Христианство впервые открыло подсознательную сферу психики: «Если под „бездной“ мы разумеем великую глубину, то разве же сердце человеческое не есть бездна?» (Августин).{1066}
Мучительное раздвоение личности, этой «великой переменной величины» (М. Блок), проявлялось в контрастности эмоций. Культурное сознание объединяло противоборствующие начала. Мировосприятие сочетало антагонистические сущности, и тут не было никакого двуличия. «Человек средневековья мог совмещать благоговейное присутствие на официальной мессе с веселым пародированием официального культа на площади. Доверие к шутовской правде, к правде „мира наизнанку“ могло совмещаться с искренней лояльностью».{1067} Житейская практика нередко расходилась с тайными потребностями духа. В «двумирной» средневековой культуре дуализм гротеска и серьезности, «чистого» и «нечистого» поведения выступал то как резкая альтернатива, предложенная сознанию, то в компромиссной, «сбалансированной» форме как равновесие полярных противоположностей. Моральные критерии были далеки от единообразия, что сказывалось в неоднозначном отношении к смеху и внедогматической праздничности.
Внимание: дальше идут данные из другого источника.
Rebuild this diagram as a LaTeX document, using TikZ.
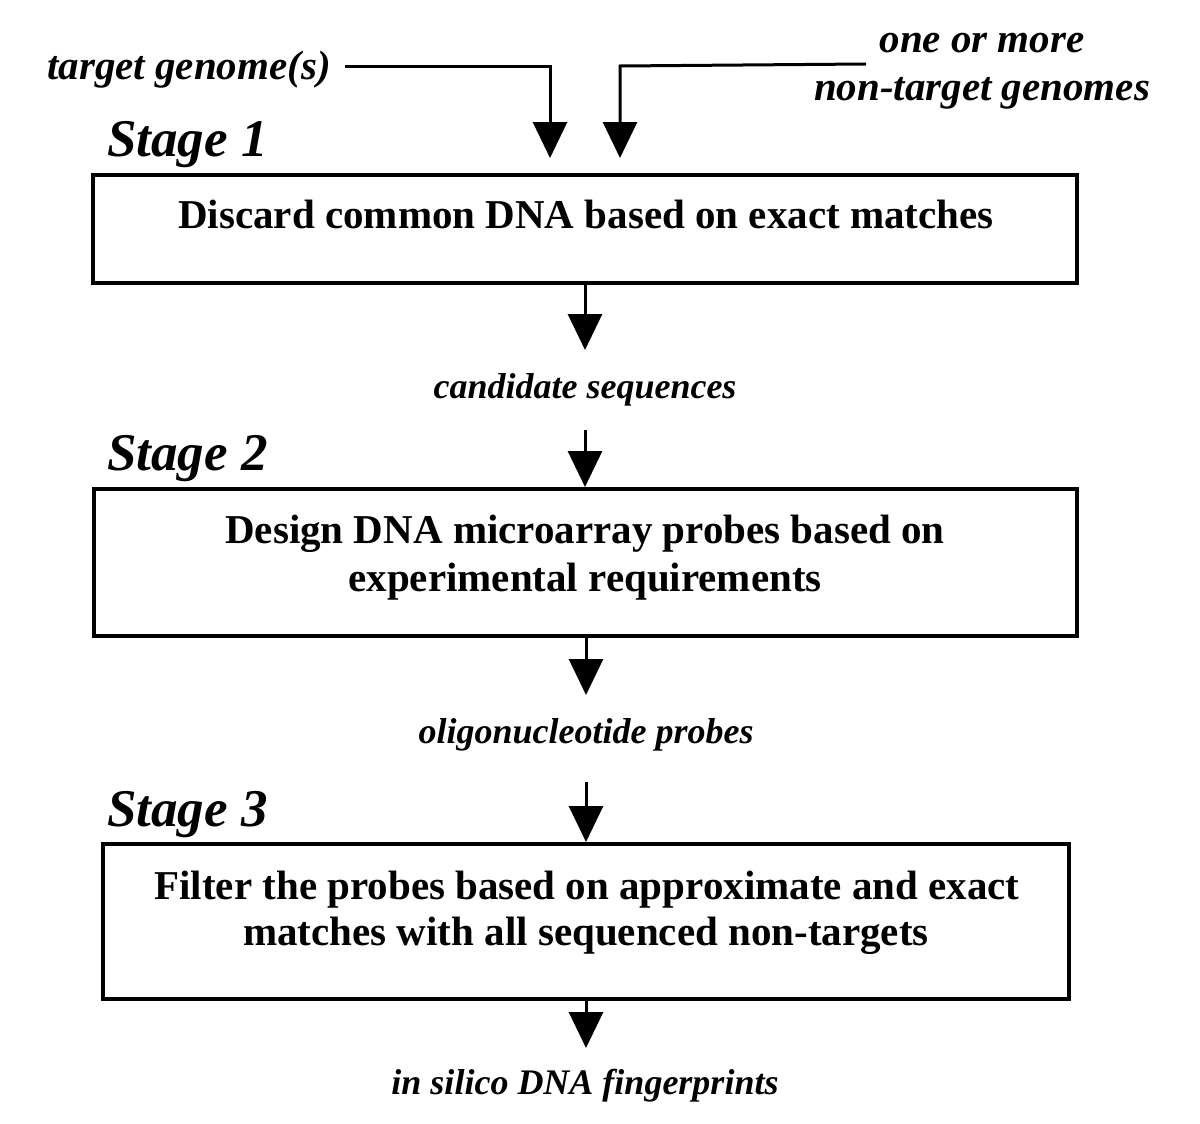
\documentclass[tikz,border=0pt]{standalone}
\usepackage{fontspec}
\setmainfont{Liberation Serif}
\usetikzlibrary{arrows.meta}
\begin{document}
\begin{tikzpicture}[x=1pt,y=-1pt,
  boxtxt/.style={font=\fontsize{41}{48}\selectfont\bfseries, inner sep=0pt, anchor=base},
  lbl/.style={font=\fontsize{36}{42}\selectfont\bfseries\itshape, inner sep=0pt, anchor=base},
  toplbl/.style={font=\fontsize{41}{47}\selectfont\bfseries\itshape, inner sep=0pt, anchor=base},
  stagelbl/.style={font=\fontsize{53}{60}\selectfont\bfseries\itshape, inner sep=0pt, anchor=base west},
  stagebox/.style={draw, line width=4pt, inner sep=0pt},
  arr/.style={line width=3pt, -{Triangle[length=36pt,width=34pt]}}
]
\useasboundingbox (0,0) rectangle (1200,1124);

% top labels
\node[toplbl, anchor=base east] (tg) at (331,80) {target genome(s)};
\node[toplbl] (nt1) at (982,53) {one or more};
\node[toplbl] (nt2) at (982,100) {non-target genomes};

% stage labels
\node[stagelbl] (s1) at (107,156) {Stage 1};
\node[stagelbl] (s2) at (107,470) {Stage 2};
\node[stagelbl] (s3) at (107,826) {Stage 3};

% boxes
\node[stagebox, minimum width=984pt, minimum height=108pt] (b1) at (585,229) {};
\node[stagebox, minimum width=983pt, minimum height=147pt] (b2) at (585.5,562.5) {};
\node[stagebox, minimum width=966pt, minimum height=155pt] (b3) at (586,921.5) {};

% box texts
\node[boxtxt] (b1t) at (586,228) {Discard common DNA based on exact matches};
\node[boxtxt] (b2t1) at (585,543) {Design DNA microarray probes based on};
\node[boxtxt] (b2t2) at (585,591) {experimental requirements};
\node[boxtxt] (b3t1) at (587,899) {Filter the probes based on approximate and exact};
\node[boxtxt] (b3t2) at (586,945) {matches with all sequenced non-targets};

% intermediate labels
\node[lbl] (cs) at (585,398) {candidate sequences};
\node[lbl] (op) at (586,743) {oligonucleotide probes};
\node[lbl] (fp) at (585,1094) {in silico DNA fingerprints};

% connector coordinates
\coordinate (tgs) at (345,67);
\coordinate (tgk) at (550,67);
\coordinate (tge) at (550,158);
\coordinate (nts) at (866,64);
\coordinate (ntk) at (620,66);
\coordinate (nte) at (620,158);
\coordinate (e1) at (585,350);
\coordinate (s2a) at (585,430);
\coordinate (e2) at (586,695);
\coordinate (s3a) at (586,782);
\coordinate (e3) at (586,1048);

% connectors
\draw[arr] (tgs) -- (tgk) -- (tge);
\draw[arr] (nts) -- (ntk) -- (nte);
\draw[arr] (b1.south) -- (e1);
\draw[arr] (s2a) -- (s2a |- b2.north);
\draw[arr] (b2.south -| e2) -- (e2);
\draw[arr] (s3a) -- (s3a |- b3.north);
\draw[arr] (b3.south -| e3) -- (e3);
\end{tikzpicture}
\end{document}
Эта, нередко не осознаваемая двойственность нашла отражение в изобразительном искусстве.Ригористическая доктрина деспотически требовала искоренения смехового начала. Проблески чувственной радости предосудительны: «Христос никогда не смеялся» (Иоанн Златоуст).{1068}
Напротив, злорадно хохочут и пляшут бесы и скалится Смерть, заставляющая танцевать мертвецов, «безумен в смехе возносит глас». «Сетование лучше смеха, потому что при печали лица сердце делается лучше. Сердце мудрых — в доме плача, а сердце глупых — в доме веселья» (Еккл., 7, 3, 4). «И при смехе иногда болит сердце, и концом радости бывает печаль» (Притч., 14, 13). Апостолы и отцы церкви обличали легкомысленное празднословие и веселие «смрадной плоти», поощряя благостную «святую скорбь» как сверхземную реальность. Смех должен умолкнуть у входа в храм, ибо служит препятствием на пути самосозерцания — одной из основ христианской гносеологии. Раннехристианские апологеты клеймили зрелищные искусства, рассчитанные на возбуждение страстей, активную, даже буйную реакцию зрителей. Волнения души, аффекты не позволяют погрузиться в глубины духа, в созерцание вечных абсолютных истин. Идеальная жизнь мыслилась как отречение от желаний, как суровое выполнение законов неба. По словам сирийского богослова Ефрема Сирина (ум. 373 г.), «смех и увеселения растлевают душу монаха страшными страстями, и не только юношей, но и старцев… Смех уничтожает блаженство, которое дается скорбью сердца. Смех ни к чему не пригоден, бесполезен и разрушает моральные устои. Смех делает душу беспокойной и грешной. Смех лишает человека упования на Бога, предает забвению смерть и страдания» (древнегрузинский сборник «Поучения отцов», X–XI вв.).{1069} Напротив, слезы и покаяние необходимы для спасения души.Однако монашеско-аскетическое учение никогда по-настоящему не проводилось в жизнь, так как неминуемо вызывало противодействие в широких кругах общества. Уже в VI в. наблюдаем встречные течения: люди искали путей к смягчению слишком жестких догматов и трудновыполнимых установлений. Хорикий — ритор из сирийского города Газы (VI в.) — написал речь в защиту мимов. Он утверждал, что их искусство служит Дионису — источнику радости, а способность смеяться отличает человека от животных и сближает с богами. «Ведь все это придумано для отдохновения и облегчения, и мне кажется, что Дионис — бог, любящий смех и сочувствующий нашей природе (ведь каждого удручают свои мысли: одного — потеря детей, другого — болезнь родителей, кого — смерть братьев, кого — потеря верной жены, многих же терзает недостаток денег, иных печалит невысокое положение), — я повторяю, из жалости ко всему этому он дал остроумным людям занятие, при помощи которого они утешали бы тех, кто пал духом» (§ 30–31).{1070}
В начале XI в. Ноткер Губастый вслед за Аристотелем и Боэцием указывал на три качества человека: существо разумное, смертное, умеющее смеяться. Ноткер считал человека и способным к смеху, и вызывающим смех.{1071}
С XII–XIII вв. возникла определенная гармония между бестелесным спиритуализмом и расковывающей жизнерадостностью. «Аскетический императив христианства и антиаскетическое настроение общества приходят к договоренности на основе принципов „меры“ и „благоразумия“».{1072}
Наряду со страстным стремлением к небесному Иерусалиму и отрицанием чувственных утех все громче заявляла о себе естественная радость бытия среди как мирян, так и духовенства. При более терпимом отношении к человеческому естеству умеренная и упорядоченная веселость вышла из-под запрета (Фома Аквинский).